The JEE components all run on the server side, either on full JEE servers like Glassfish, JBoss, WebLogic, or WebSphere, or on servers like Tomcat that just support servlets and JSPs.
In JEE the MVC model can be thought of as a "domain model", ie the Java objects representing the entities that are important to your application. For instance a shopping application would have domain objects representing items for purchase, shopping carts, credit cards, mailing addresses, accounts, reviews, and so forth. Often these domain objects come from persistent storage such as a relational database.
JEE's Java Persistence API is designed to handle the mapping between the Java domain model objects and the relational database tables used to make the objects persistence.
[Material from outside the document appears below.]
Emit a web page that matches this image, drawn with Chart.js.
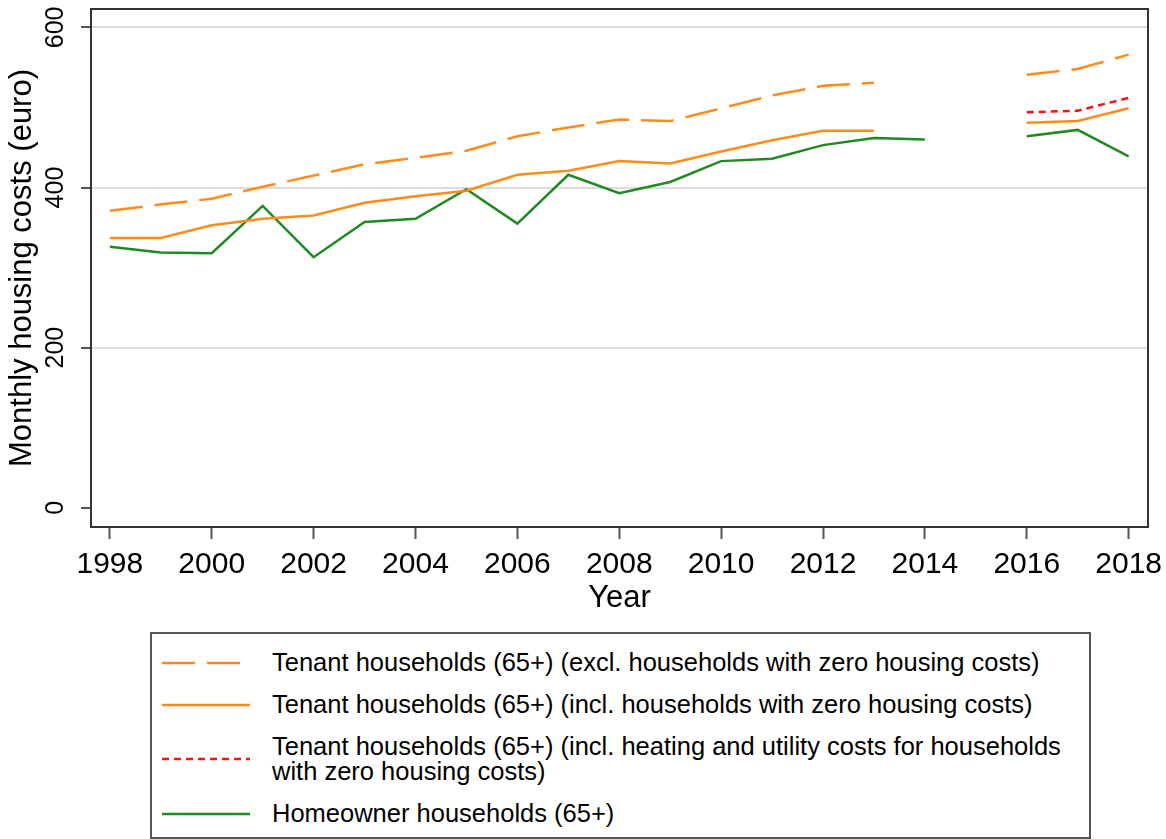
<!DOCTYPE html>
<html>
<head>
<meta charset="utf-8">
<script src="https://cdn.jsdelivr.net/npm/chart.js@4"></script>
<style>
  html, body { margin: 0; padding: 0; background: #fff; }
  body { width: 1166px; height: 839px; position: relative; overflow: hidden; font-family: 'Liberation Sans', Arial, sans-serif; }
  #chart { position: absolute; left: 0; top: 0; }
  #legend {
    position: absolute; left: 150px; top: 632px; width: 941px; height: 207px;
    box-sizing: border-box; border: 2px solid #555; padding-top: 16px;
  }
  .item { display: flex; align-items: center; margin-bottom: 17px; }
  .item svg { margin-left: 10px; flex: none; }
  .item span { margin-left: 20px; font-size: 25.5px; line-height: 25px; color: #000; white-space: pre-line; }
</style>
</head>
<body>
<canvas id="chart" width="1166" height="632"></canvas>
<div id="legend"></div>
<script>
const years = [1998, 1999, 2000, 2001, 2002, 2003, 2004, 2005, 2006, 2007, 2008,
               2009, 2010, 2011, 2012, 2013, 2014, 2015, 2016, 2017, 2018];

// monthly housing costs in euro, null = no value that year
const tenantExcl   = [371, 379, 386, 401, 415, 429, 437, 446, 464, 475, 485, 483, 499, 515, 527, 531, null, null, 541, 548, 566];
const tenantIncl   = [337, 337, 353, 361, 365, 381, 389, 396, 416, 421, 433, 430, 445, 459, 471, 471, null, null, 481, 483, 499];
const tenantHeat   = [null, null, null, null, null, null, null, null, null, null, null, null, null, null, null, null, null, null, 494, 496, 512];
const homeowner    = [326, 319, 318, 377, 313, 357, 361, 398, 355, 416, 393, 407, 433, 436, 453, 462, 460, null, 464, 472, 439];

const seriesLabels = [
  'Tenant households (65+) (excl. households with zero housing costs)',
  'Tenant households (65+) (incl. households with zero housing costs)',
  'Tenant households (65+) (incl. heating and utility costs for households\nwith zero housing costs)',
  'Homeowner households (65+)'
];

const xTicks = [1998, 2000, 2002, 2004, 2006, 2008, 2010, 2012, 2014, 2016, 2018];
const yTicks = [0, 200, 400, 600];

const ORANGE = '#ff8c1a';
const GREEN = '#1f8a1f';
const RED = '#ff1010';
const FONT = "'Liberation Sans', Arial, sans-serif";

function pts(vals) {
  return years.map((yr, i) => ({ x: yr, y: vals[i] }));
}

function line(label, vals, color, dash) {
  return {
    label: label,
    data: pts(vals),
    borderColor: color,
    backgroundColor: color,
    borderWidth: 2.5,
    borderDash: dash,
    pointRadius: 0,
    tension: 0,
    fill: false,
    spanGaps: false
  };
}

// plot region frame (top and right sides)
const frame = {
  id: 'frame',
  afterDraw(chart) {
    const { ctx, chartArea: a } = chart;
    ctx.save();
    ctx.strokeStyle = '#333';
    ctx.lineWidth = 2;
    ctx.beginPath();
    ctx.moveTo(a.left, a.top);
    ctx.lineTo(a.right, a.top);
    ctx.lineTo(a.right, a.bottom);
    ctx.stroke();
    ctx.restore();
  }
};

const chart = new Chart(document.getElementById('chart'), {
  type: 'line',
  data: {
    datasets: [
      line(seriesLabels[0], tenantExcl, ORANGE, [33, 12]),
      line(seriesLabels[1], tenantIncl, ORANGE, []),
      line(seriesLabels[2], tenantHeat, RED, [7, 5]),
      line(seriesLabels[3], homeowner, GREEN, [])
    ]
  },
  options: {
    responsive: false,
    animation: false,
    layout: { padding: { top: 9, right: 18, left: 0, bottom: 0 } },
    plugins: {
      legend: { display: false },
      tooltip: { enabled: false }
    },
    scales: {
      x: {
        type: 'linear',
        min: 1997.63,
        max: 2018.38,
        afterBuildTicks: s => { s.ticks = xTicks.map(v => ({ value: v })); },
        afterFit: s => { s.height = 105; s.paddingLeft = 0; s.paddingRight = 0; },
        ticks: {
          font: { family: FONT, size: 30 },
          color: '#000',
          padding: 8,
          maxRotation: 0,
          autoSkip: false,
          callback: v => String(v)
        },
        grid: { drawOnChartArea: false, drawTicks: true, tickLength: 12, tickColor: '#555', tickWidth: 2 },
        border: { color: '#333', width: 2 },
        title: {
          display: true,
          text: 'Year',
          color: '#000',
          font: { family: FONT, size: 31 },
          padding: { top: 0, bottom: 15 }
        }
      },
      y: {
        min: -24,
        max: 623,
        afterBuildTicks: s => { s.ticks = yTicks.map(v => ({ value: v })); },
        afterFit: s => { s.width = 91; s.paddingTop = 0; s.paddingBottom = 0; },
        ticks: {
          font: { family: FONT, size: 25 },
          color: '#000',
          minRotation: 90,
          maxRotation: 90,
          crossAlign: 'center',
          padding: 4
        },
        grid: {
          color: c => (c.tick && c.tick.value === 0 ? 'rgba(0,0,0,0)' : '#dcdcdc'),
          lineWidth: 2,
          tickLength: 10,
          tickColor: '#555',
          tickWidth: 2
        },
        border: { color: '#333', width: 2 },
        title: {
          display: true,
          text: 'Monthly housing costs (euro)',
          color: '#000',
          font: { family: FONT, size: 31 },
          padding: { top: 4, bottom: 0 }
        }
      }
    }
  },
  plugins: [frame]
});

// legend in a box below the plot, built from the chart's datasets
const legend = document.getElementById('legend');
chart.data.datasets.forEach(ds => {
  const item = document.createElement('div');
  item.className = 'item';
  const dash = ds.borderDash && ds.borderDash.length ? ds.borderDash.join(' ') : 'none';
  item.innerHTML =
    '<svg width="90" height="10"><line x1="0" y1="5" x2="88" y2="5" stroke="' + ds.borderColor +
    '" stroke-width="2.5" stroke-dasharray="' + dash + '"/></svg>';
  const span = document.createElement('span');
  span.textContent = ds.label;
  item.appendChild(span);
  legend.appendChild(item);
});
</script>
</body>
</html>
Hibernate is one implementation of a JPA "object-relational mapper" (ORM).
Java EE is much more than that. To take just one example, it defines an ultra-reliable messaging service (Java Message Service) that back end application components use to communicate with each other.
As you explore Java EE, do give some thought to simpler and more productive alternatives like Ruby-on-Rails, LAMP stacks, Microsoft's .NET platform, and "light-weight" Java approaches like Spring/Hibernate. Richard Monson-Haefel, who wrote O'Reilly's very successful "Enterprise JavaBeans 3.0" (the fifth edition) and "Java Message Service", even goes so far as to claim that Java EE is "intimidating" to developers and will be eclipsed by these other approaches.